C’est que le Luxembourg dans ce domaine a longtemps traîné les pieds. Sous les gouvernements précédents, c’était certainement aussi à cause de la peur d’affronter l’Eglise catholique et autres milieux plus conservateurs que les choses n’ont pas bougé. Alors que, depuis 1978, les gouvernements successifs avaient tous les outils en mains pour pallier la situation : « La loi de 1978 était extrêmement progressiste pour l’époque. Mais elle n’a jamais été pleinement appliquée, surtout en ce qui concerne l’éducation sexuelle », regrette le nouveau président de la CCDH, Gilbert Pregno. Et de rappeler des colloques internationaux sur la question ayant eu lieu au Luxembourg, pendant lesquels les experts locaux faisaient piètre figure.

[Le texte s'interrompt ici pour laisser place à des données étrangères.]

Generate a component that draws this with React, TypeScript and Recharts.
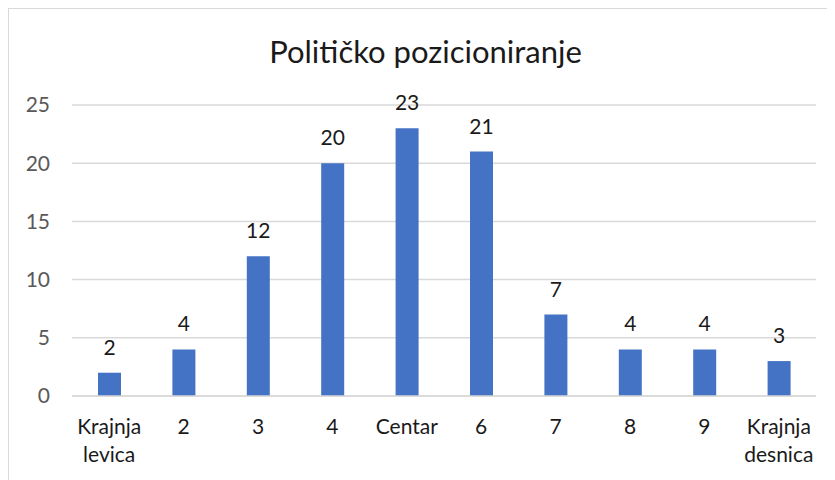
import React from "react";
import { BarChart, Bar, XAxis, YAxis, CartesianGrid, LabelList } from "recharts";

const categories = ["Krajnja levica", "2", "3", "4", "Centar", "6", "7", "8", "9", "Krajnja desnica"];
const counts = [2, 4, 12, 20, 23, 21, 7, 4, 4, 3];
const yTicks = [0, 5, 10, 15, 20, 25];
const title = "Političko pozicioniranje";

const data = categories.map((name, i) => ({ name, value: counts[i] }));

const FONT = "Lato, 'Noto Sans', sans-serif";

const CategoryTick = (props: any) => {
  const { x, y, payload } = props;
  const words = String(payload.value).split(" ");
  return (
    <text x={x} y={y} textAnchor="middle" fill="#1a1a1a" fontSize={21} fontFamily={FONT}>
      {words.map((w: string, i: number) => (
        <tspan key={i} x={x} dy={i === 0 ? 38 : 28}>
          {w}
        </tspan>
      ))}
    </text>
  );
};

export default function App() {
  const W = 833;
  const H = 480;
  return (
    <div
      style={{
        position: "relative",
        width: W,
        height: H,
        border: "1px solid #d9d9d9",
        background: "#fff",
        fontFamily: FONT,
      }}
    >
      <div
        style={{
          position: "absolute",
          left: 0,
          top: 22,
          width: W,
          textAlign: "center",
          fontSize: 31,
          lineHeight: "40px",
          color: "#1a1a1a",
          fontFamily: FONT,
        }}
      >
        {title}
      </div>
      <BarChart
        width={W}
        height={H}
        data={data}
        margin={{ top: 96, right: 26, left: 0, bottom: 0 }}
      >
        <CartesianGrid vertical={false} stroke="#d9d9d9" strokeWidth={1.5} />
        <XAxis
          dataKey="name"
          axisLine={{ stroke: "#d9d9d9", strokeWidth: 1.5 }}
          tickLine={false}
          tickSize={0}
          tickMargin={0}
          interval={0}
          height={93}
          tick={<CategoryTick />}
        />
        <YAxis
          domain={[0, 25]}
          ticks={yTicks}
          axisLine={false}
          tickLine={false}
          tickSize={0}
          tickMargin={22}
          width={63}
          tick={{ fill: "#595959", fontSize: 21, fontFamily: FONT }}
        />
        <Bar dataKey="value" fill="#4472C4" barSize={23} isAnimationActive={false}>
          <LabelList
            dataKey="value"
            position="top"
            offset={18}
            fill="#1a1a1a"
            fontSize={21}
            fontFamily={FONT}
          />
        </Bar>
      </BarChart>
    </div>
  );
}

Il reste encore du pain sur la planche avant que le projet de loi 6683 – qui ne sera pas voté pendant la session en cours – passe devant les parlementaires : la possibilité de quelques amendements çà et là n’est donc pas exclue. Car la voie semble assez libre et la résistance plutôt molle : excepté un avis séparé et donc minoritaire du Conseil d’Etat – qui devrait provenir de la même frange conservatrice de la haute corporation qui s’était déjà opposée au mariage pour tous -, seuls les « usual suspects » de l’asbl « Pour la vie naissante » ont signifié leur opposition fondamentale à l’assouplissement de l’IVG. Malheureusement pour eux, ils ont 36 ans de retard.